Reports show that Patryn had left the platform in 2016 after a disagreement regarding the listing process with Cotten.

Globe and Mail, a Canadian newspaper, said that Patryn and partner Lovie Horner were still the two largest shareholders in the company today, despite the lack of involvement in company operations.

He has continually denied that his identity is Omar Dhanani, but Bloomberg uncovered records that show two name changes that changed his first name, and then his last, which occurred in 2003 and 2008, respectively.

One of Patryn’s believed former identities was Dhanani, who had been sentenced to 18 months in federal prison for identity theft, which was connected with bank and credit card fraud in 2005. Bloomberg added that, at the time, Dhanani had also pled guilty to a case involving three years earlier, which was a marketplace that trafficked a surplus of 1.5 million credit card and debit card numbers.

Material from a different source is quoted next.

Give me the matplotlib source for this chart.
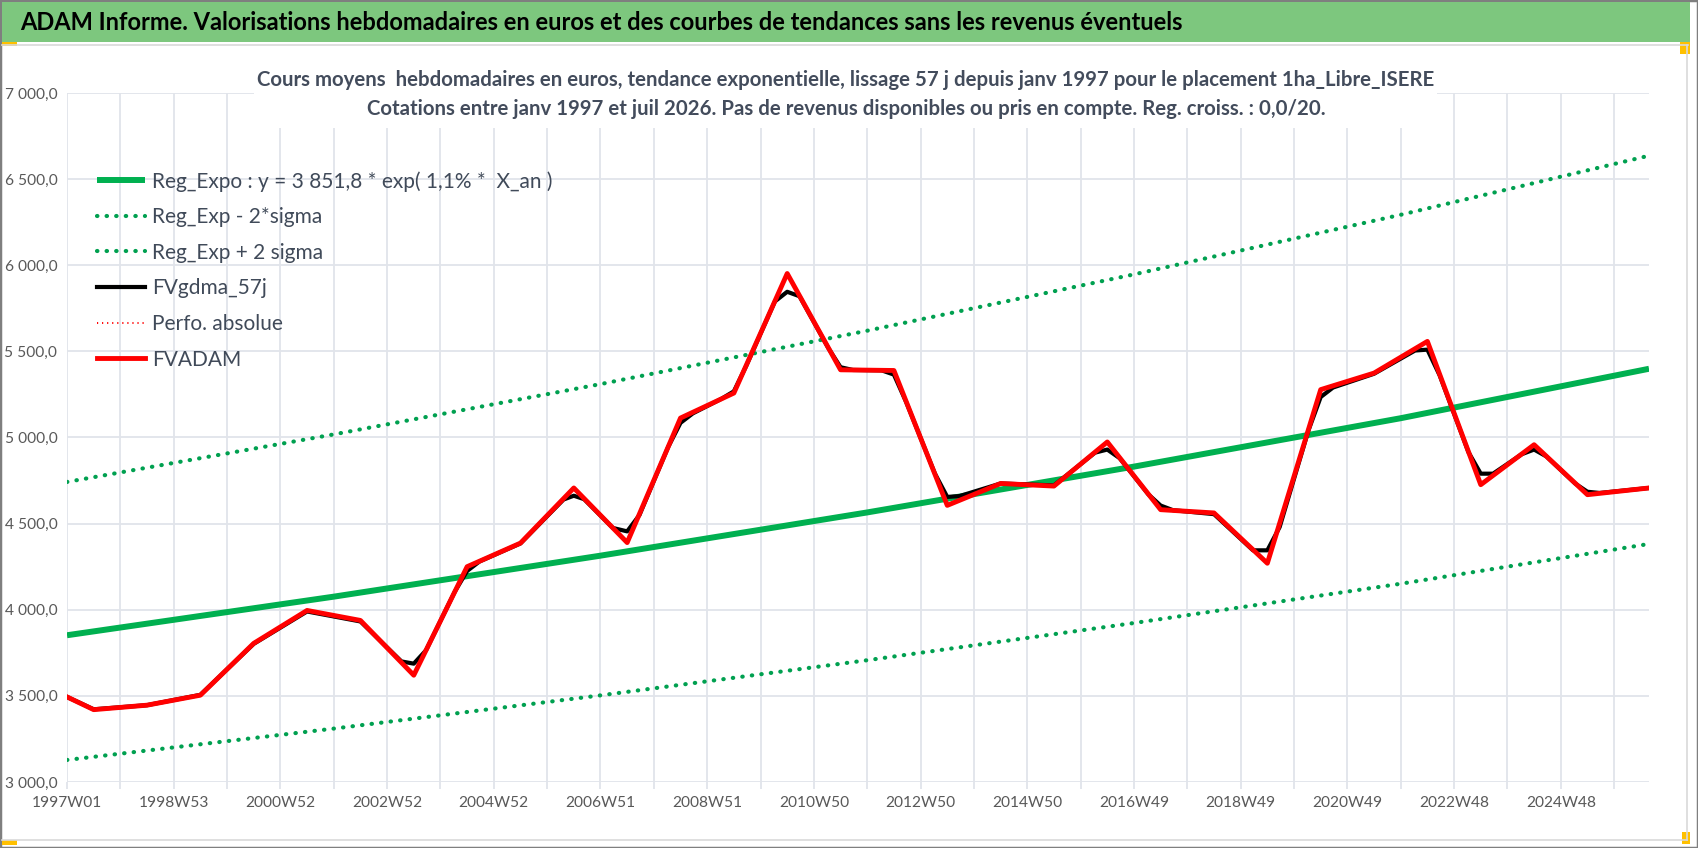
import matplotlib
matplotlib.use("Agg")
import matplotlib.pyplot as plt
from matplotlib.lines import Line2D
from matplotlib.patches import Rectangle

plt.rcParams['font.family'] = ['Lato', 'DejaVu Sans']

# week index (0 = 1997W01) of the points
week_idx = [0, 26, 78, 130, 182, 234, 286, 338, 390, 442, 494, 546, 598, 650, 702, 754,
            806, 858, 910, 962, 1014, 1066, 1118, 1170, 1222, 1274, 1326, 1378, 1430, 1482, 1542]
fvadam = [3494, 3420, 3446, 3504, 3805, 3996, 3938, 3620, 4250, 4387, 4707, 4390, 5113, 5258,
          5952, 5393, 5389, 4606, 4733, 4718, 4974, 4581, 4562, 4270, 5278, 5374, 5558, 4726,
          4958, 4668, 4707]

# smoothed curve: rounds the corners of FVADAM
gdma_idx = [0, 26, 78, 130, 182, 234, 286, 326, 338, 350, 378, 390, 402, 442, 484, 494, 504,
            532, 546, 558, 586, 598, 610, 638, 650, 662, 690, 702, 714, 742, 754, 766, 794, 806,
            818, 846, 858, 870, 910, 962, 1002, 1014, 1026, 1054, 1066, 1078, 1118, 1156, 1170,
            1182, 1210, 1222, 1234, 1274, 1314, 1326, 1338, 1366, 1378, 1390, 1418, 1430, 1442,
            1470, 1482, 1494, 1542]
fvgdma_57j = [3494, 3422, 3446, 3506, 3802, 3990, 3932, 3700, 3687, 3765, 4105, 4225, 4280, 4385,
              4640, 4662, 4642, 4475, 4455, 4550, 4945, 5085, 5140, 5225, 5268, 5415, 5790, 5846,
              5820, 5520, 5408, 5392, 5390, 5365, 5205, 4790, 4655, 4660, 4733, 4722, 4912, 4930,
              4880, 4670, 4605, 4578, 4555, 4345, 4345, 4480, 5040, 5235, 5290, 5370, 5505, 5510,
              5360, 4915, 4790, 4790, 4903, 4930, 4890, 4733, 4685, 4678, 4707]

trend_idx = [0, 260, 520, 780, 1040, 1300, 1542]
reg_expo = [3852, 4076, 4314, 4565, 4831, 5112, 5399]
reg_minus = [3128, 3310, 3503, 3707, 3923, 4151, 4382]
reg_plus = [4742, 5018, 5310, 5620, 5947, 6293, 6636]

x_labels = ['1997W01', '1998W53', '2000W52', '2002W52', '2004W52', '2006W51', '2008W51',
            '2010W50', '2012W50', '2014W50', '2016W49', '2018W49', '2020W49', '2022W48', '2024W48']
y_values = [3000, 3500, 4000, 4500, 5000, 5500, 6000, 6500, 7000]
y_labels = ['3 000,0', '3 500,0', '4 000,0', '4 500,0', '5 000,0', '5 500,0', '6 000,0',
            '6 500,0', '7 000,0']

title = "ADAM Informe. Valorisations hebdomadaires en euros et des courbes de tendances sans les revenus éventuels"
sub1 = "Cours moyens  hebdomadaires en euros, tendance exponentielle, lissage 57 j depuis janv 1997 pour le placement 1ha_Libre_ISERE"
sub2 = "Cotations entre janv 1997 et juil 2026. Pas de revenus disponibles ou pris en compte. Reg. croiss. : 0,0/20."
leg_first = 'Reg_Expo : y = 3 851,8 * exp( 1,1% *  X_an )'

W, H = 1698, 848
fig = plt.figure(figsize=(W / 100, H / 100), dpi=100)
fig.patch.set_facecolor('white')
renderer = fig.canvas.get_renderer()


def fx(px):
    return px / W


def fy(py):
    return 1 - py / H


def fit_size(s, target_px, weight='normal'):
    # font size (pt) so that the text is target_px wide
    t = fig.text(0, 0, s, fontsize=20, fontweight=weight)
    w = t.get_window_extent(renderer).width
    t.remove()
    return 20 * target_px / w


# frame, green banner, selection handles
fig.patches.append(Rectangle((0, 0), 1, 1, transform=fig.transFigure, fill=False,
                             edgecolor='#7f7f7f', lw=2.5))
fig.patches.append(Rectangle((fx(2), fy(42)), fx(1688), 40 / H, transform=fig.transFigure,
                             facecolor='#7dc77e', edgecolor='none'))
fig.add_artist(Line2D([fx(2), fx(1688)], [fy(45), fy(45)], transform=fig.transFigure,
                      color='#d9d9d9', lw=1.2))
fig.add_artist(Line2D([fx(1687), fx(1687)], [fy(45), fy(840)], transform=fig.transFigure,
                      color='#d9d9d9', lw=1.2))
fig.add_artist(Line2D([fx(2), fx(1687)], [fy(840), fy(840)], transform=fig.transFigure,
                      color='#d9d9d9', lw=1.2))
for (x0, y0, w, h) in [(2, 42, 15, 4), (1680, 42, 10, 12), (2, 840, 15, 5), (1682, 832, 8, 12)]:
    fig.patches.append(Rectangle((fx(x0), fy(y0 + h)), w / W, h / H, transform=fig.transFigure,
                                 facecolor='#ffc000', edgecolor='none'))

fig.text(fx(20), fy(22), title, ha='left', va='center',
         fontsize=fit_size(title, 1165, 'bold'), fontweight='bold', color='black')

left, right, top, bottom = 67, 1649, 93, 782
ax = fig.add_axes([fx(left), fy(bottom), (right - left) / W, (bottom - top) / H])

grid_c = '#e1e4ea'
ax.plot(trend_idx, reg_minus, color='#00a050', lw=3.0, ls=(0, (0.1, 2.2)),
        dash_capstyle='round', label='Reg_Exp - 2*sigma', zorder=3)
ax.plot(trend_idx, reg_plus, color='#00a050', lw=3.0, ls=(0, (0.1, 2.2)),
        dash_capstyle='round', label='Reg_Exp + 2 sigma', zorder=3)
ax.plot(trend_idx, reg_expo, color='#00b050', lw=4.3, solid_capstyle='butt',
        label=leg_first, zorder=4)
ax.plot(gdma_idx, fvgdma_57j, color='black', lw=3.0, label='FVgdma_57j', zorder=5)
ax.plot([], [], color='#ff0000', lw=1.4, ls=(0, (0.6, 2.0)), label='Perfo. absolue')
ax.plot(week_idx, fvadam, color='#ff0000', lw=3.5, label='FVADAM', zorder=6)

ax.set_xlim(0, 1542)
ax.set_ylim(3000, 7000)

ticks = list(range(0, 1509, 52))
tick_lbls = []
for i in range(len(ticks)):
    tick_lbls.append(x_labels[i // 2] if i % 2 == 0 else '')
ax.set_xticks(ticks)
ax.set_xticklabels(tick_lbls)
ax.set_yticks(y_values)
ax.set_yticklabels(y_labels)

tick_fs = fit_size('1997W01', 70)
ax.grid(True, color=grid_c, lw=1.3, zorder=0)
ax.set_axisbelow(True)
for s in ax.spines.values():
    s.set_visible(False)
ax.tick_params(axis='x', length=5, width=1.3, color=grid_c, labelsize=tick_fs,
               labelcolor='#595959', pad=5)
ax.tick_params(axis='y', length=0, labelsize=tick_fs, labelcolor='#595959', pad=7)

leg_fs = fit_size(leg_first, 402)
em = leg_fs * 100 / 72
handles, labels = ax.get_legend_handles_labels()
order = [2, 0, 1, 3, 4, 5]
leg = ax.legend([handles[i] for i in order], [labels[i] for i in order],
                loc='upper left', bbox_to_anchor=(fx(97), fy(180 - 0.43 * em)),
                bbox_transform=fig.transFigure, frameon=False, fontsize=leg_fs,
                handlelength=48 / em, handletextpad=7 / em,
                labelspacing=(33.4 - 0.85 * em) / em, borderaxespad=0, borderpad=0)
for t in leg.get_texts():
    t.set_color('#404a59')

# white box behind the chart title
fig.patches.append(Rectangle((fx(254), fy(128)), (1437 - 254) / W, 70 / H,
                             transform=fig.transFigure, facecolor='white', edgecolor='none',
                             zorder=9))
fig.text(fx(846), fy(80), sub1, ha='center', va='center', fontsize=fit_size(sub1, 1180, 'bold'),
         fontweight='bold', color='#434c5c', zorder=10)
fig.text(fx(846), fy(109), sub2, ha='center', va='center', fontsize=fit_size(sub2, 960, 'bold'),
         fontweight='bold', color='#434c5c', zorder=10)

fig.savefig('out.png', dpi=100)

He also pled guilty for other criminal cases in 2007, including burglary, grand larceny, and computer fraud.

Bloomberg alleges that, after the criminal was deported to Canada, he created a new name for himself as a Bitcoin entrepreneur, with his current LinkedIn profile stating that he lives in Vietnam. The profile includes that he is the founder and chairman for Fintech Ventures Group (FVG), which is an incubator for blockchain technology in Canada.

The only indication that he worked for QuadrigaCX on this profile is a small blurb that says he was involved with multiple cryptocurrency firms from 1999 to 2013.